Data to process —
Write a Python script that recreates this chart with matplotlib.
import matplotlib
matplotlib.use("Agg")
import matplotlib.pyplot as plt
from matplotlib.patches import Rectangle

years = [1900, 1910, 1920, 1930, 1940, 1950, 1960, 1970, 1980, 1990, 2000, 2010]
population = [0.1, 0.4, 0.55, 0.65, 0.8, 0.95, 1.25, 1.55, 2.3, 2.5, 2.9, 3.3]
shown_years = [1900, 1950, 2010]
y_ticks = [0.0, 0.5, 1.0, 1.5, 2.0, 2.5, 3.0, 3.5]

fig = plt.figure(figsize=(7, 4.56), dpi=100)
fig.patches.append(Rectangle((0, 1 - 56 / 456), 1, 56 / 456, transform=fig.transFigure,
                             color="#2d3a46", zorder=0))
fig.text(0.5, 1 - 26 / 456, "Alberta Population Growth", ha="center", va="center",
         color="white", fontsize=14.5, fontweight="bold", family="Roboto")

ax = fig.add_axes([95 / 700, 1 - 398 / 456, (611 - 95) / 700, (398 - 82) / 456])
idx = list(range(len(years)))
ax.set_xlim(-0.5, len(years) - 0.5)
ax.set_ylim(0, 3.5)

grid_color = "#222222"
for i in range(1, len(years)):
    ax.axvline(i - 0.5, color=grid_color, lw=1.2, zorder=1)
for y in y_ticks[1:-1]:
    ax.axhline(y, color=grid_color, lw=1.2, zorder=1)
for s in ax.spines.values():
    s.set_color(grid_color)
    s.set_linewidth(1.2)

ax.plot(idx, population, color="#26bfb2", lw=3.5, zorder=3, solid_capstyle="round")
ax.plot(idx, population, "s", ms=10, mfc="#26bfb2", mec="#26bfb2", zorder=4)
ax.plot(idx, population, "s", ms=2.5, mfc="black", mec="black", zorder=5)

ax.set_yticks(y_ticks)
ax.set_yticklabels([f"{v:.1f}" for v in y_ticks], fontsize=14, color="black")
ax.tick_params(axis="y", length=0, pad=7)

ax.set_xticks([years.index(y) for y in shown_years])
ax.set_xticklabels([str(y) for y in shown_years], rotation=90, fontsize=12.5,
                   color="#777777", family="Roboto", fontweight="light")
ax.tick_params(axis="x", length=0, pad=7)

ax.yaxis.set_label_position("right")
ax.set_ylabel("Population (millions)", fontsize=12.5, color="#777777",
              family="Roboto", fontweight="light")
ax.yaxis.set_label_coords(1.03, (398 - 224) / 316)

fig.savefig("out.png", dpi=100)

--

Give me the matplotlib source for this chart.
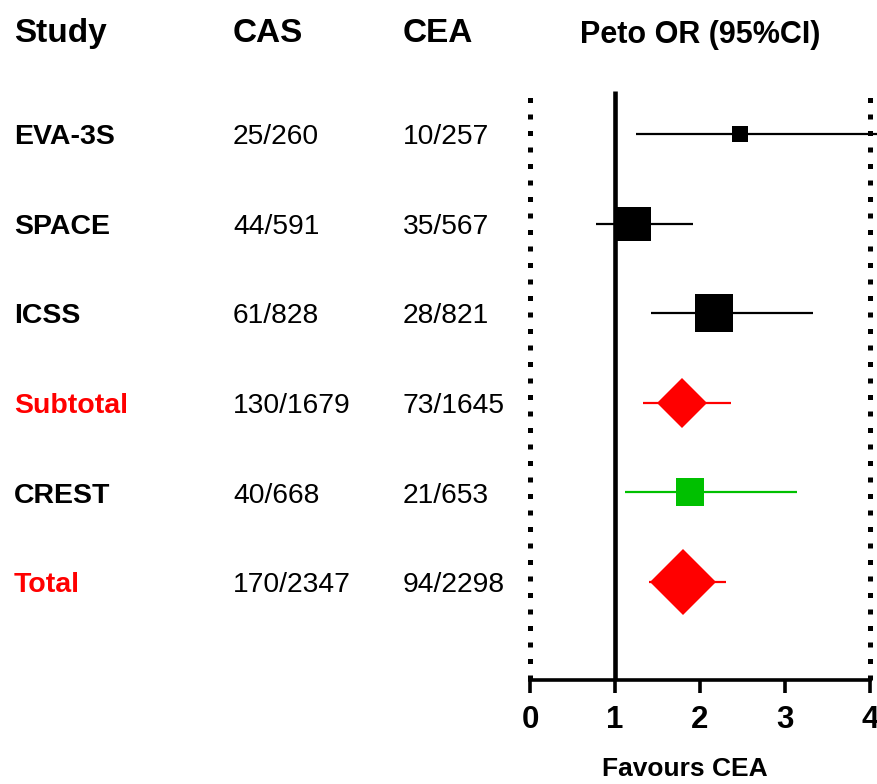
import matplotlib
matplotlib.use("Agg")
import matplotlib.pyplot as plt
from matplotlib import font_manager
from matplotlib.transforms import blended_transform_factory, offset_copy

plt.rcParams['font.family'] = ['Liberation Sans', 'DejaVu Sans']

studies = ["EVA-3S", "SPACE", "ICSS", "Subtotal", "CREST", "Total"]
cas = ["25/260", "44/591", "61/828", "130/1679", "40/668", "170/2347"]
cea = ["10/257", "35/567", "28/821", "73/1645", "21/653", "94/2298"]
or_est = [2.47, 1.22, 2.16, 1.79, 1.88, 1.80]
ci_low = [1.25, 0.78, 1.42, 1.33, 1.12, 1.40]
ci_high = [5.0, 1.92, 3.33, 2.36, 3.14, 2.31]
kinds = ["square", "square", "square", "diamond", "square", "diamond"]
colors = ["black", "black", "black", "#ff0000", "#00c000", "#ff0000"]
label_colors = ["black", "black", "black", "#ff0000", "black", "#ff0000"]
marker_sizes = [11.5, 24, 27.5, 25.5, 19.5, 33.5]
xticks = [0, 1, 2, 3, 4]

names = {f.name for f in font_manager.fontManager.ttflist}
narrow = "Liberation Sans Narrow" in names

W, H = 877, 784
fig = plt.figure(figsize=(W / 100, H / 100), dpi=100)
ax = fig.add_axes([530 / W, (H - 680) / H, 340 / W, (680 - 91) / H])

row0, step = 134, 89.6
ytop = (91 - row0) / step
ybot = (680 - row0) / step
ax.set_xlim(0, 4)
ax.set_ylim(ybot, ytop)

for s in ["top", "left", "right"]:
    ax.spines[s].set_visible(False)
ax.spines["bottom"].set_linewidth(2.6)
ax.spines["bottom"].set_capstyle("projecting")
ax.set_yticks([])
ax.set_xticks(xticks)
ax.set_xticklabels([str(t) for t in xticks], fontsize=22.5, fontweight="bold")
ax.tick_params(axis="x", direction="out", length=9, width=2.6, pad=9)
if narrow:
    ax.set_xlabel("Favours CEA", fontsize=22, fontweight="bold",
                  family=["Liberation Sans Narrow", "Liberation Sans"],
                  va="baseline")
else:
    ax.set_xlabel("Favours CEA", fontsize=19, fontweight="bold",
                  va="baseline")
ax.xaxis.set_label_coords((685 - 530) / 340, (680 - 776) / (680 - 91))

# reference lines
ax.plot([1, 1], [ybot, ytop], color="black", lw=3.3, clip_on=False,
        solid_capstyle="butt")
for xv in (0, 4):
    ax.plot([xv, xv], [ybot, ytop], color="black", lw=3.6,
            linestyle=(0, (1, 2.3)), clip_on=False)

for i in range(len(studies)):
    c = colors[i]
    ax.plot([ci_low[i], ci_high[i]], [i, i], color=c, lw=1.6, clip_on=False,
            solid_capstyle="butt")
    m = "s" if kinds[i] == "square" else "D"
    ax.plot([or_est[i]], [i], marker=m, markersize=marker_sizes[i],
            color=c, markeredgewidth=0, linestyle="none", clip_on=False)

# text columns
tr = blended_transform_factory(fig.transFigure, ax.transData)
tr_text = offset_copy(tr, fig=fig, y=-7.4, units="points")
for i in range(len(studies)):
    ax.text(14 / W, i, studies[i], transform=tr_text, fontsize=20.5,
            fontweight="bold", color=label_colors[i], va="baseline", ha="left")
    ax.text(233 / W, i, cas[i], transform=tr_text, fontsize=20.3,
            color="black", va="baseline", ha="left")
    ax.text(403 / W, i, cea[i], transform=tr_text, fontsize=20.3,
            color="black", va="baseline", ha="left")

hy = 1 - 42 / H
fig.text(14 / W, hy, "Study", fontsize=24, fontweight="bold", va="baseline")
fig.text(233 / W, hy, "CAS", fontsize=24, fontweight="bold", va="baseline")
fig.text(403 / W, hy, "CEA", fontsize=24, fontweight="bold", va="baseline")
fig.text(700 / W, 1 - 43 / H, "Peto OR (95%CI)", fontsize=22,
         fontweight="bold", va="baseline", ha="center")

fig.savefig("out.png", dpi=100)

Set exercise — Exclude any pictures, and restate word for word the lines from the one containing "Give me the matplotlib source for this chart." through the one containing "linestyle=(0, (1, 2.3)), clip_on=False)", both included.

Reply —
Give me the matplotlib source for this chart.
import matplotlib
matplotlib.use("Agg")
import matplotlib.pyplot as plt
from matplotlib import font_manager
from matplotlib.transforms import blended_transform_factory, offset_copy

plt.rcParams['font.family'] = ['Liberation Sans', 'DejaVu Sans']

studies = ["EVA-3S", "SPACE", "ICSS", "Subtotal", "CREST", "Total"]
cas = ["25/260", "44/591", "61/828", "130/1679", "40/668", "170/2347"]
cea = ["10/257", "35/567", "28/821", "73/1645", "21/653", "94/2298"]
or_est = [2.47, 1.22, 2.16, 1.79, 1.88, 1.80]
ci_low = [1.25, 0.78, 1.42, 1.33, 1.12, 1.40]
ci_high = [5.0, 1.92, 3.33, 2.36, 3.14, 2.31]
kinds = ["square", "square", "square", "diamond", "square", "diamond"]
colors = ["black", "black", "black", "#ff0000", "#00c000", "#ff0000"]
label_colors = ["black", "black", "black", "#ff0000", "black", "#ff0000"]
marker_sizes = [11.5, 24, 27.5, 25.5, 19.5, 33.5]
xticks = [0, 1, 2, 3, 4]

names = {f.name for f in font_manager.fontManager.ttflist}
narrow = "Liberation Sans Narrow" in names

W, H = 877, 784
fig = plt.figure(figsize=(W / 100, H / 100), dpi=100)
ax = fig.add_axes([530 / W, (H - 680) / H, 340 / W, (680 - 91) / H])

row0, step = 134, 89.6
ytop = (91 - row0) / step
ybot = (680 - row0) / step
ax.set_xlim(0, 4)
ax.set_ylim(ybot, ytop)

for s in ["top", "left", "right"]:
    ax.spines[s].set_visible(False)
ax.spines["bottom"].set_linewidth(2.6)
ax.spines["bottom"].set_capstyle("projecting")
ax.set_yticks([])
ax.set_xticks(xticks)
ax.set_xticklabels([str(t) for t in xticks], fontsize=22.5, fontweight="bold")
ax.tick_params(axis="x", direction="out", length=9, width=2.6, pad=9)
if narrow:
    ax.set_xlabel("Favours CEA", fontsize=22, fontweight="bold",
                  family=["Liberation Sans Narrow", "Liberation Sans"],
                  va="baseline")
else:
    ax.set_xlabel("Favours CEA", fontsize=19, fontweight="bold",
                  va="baseline")
ax.xaxis.set_label_coords((685 - 530) / 340, (680 - 776) / (680 - 91))

# reference lines
ax.plot([1, 1], [ybot, ytop], color="black", lw=3.3, clip_on=False,
        solid_capstyle="butt")
for xv in (0, 4):
    ax.plot([xv, xv], [ybot, ytop], color="black", lw=3.6,
            linestyle=(0, (1, 2.3)), clip_on=False)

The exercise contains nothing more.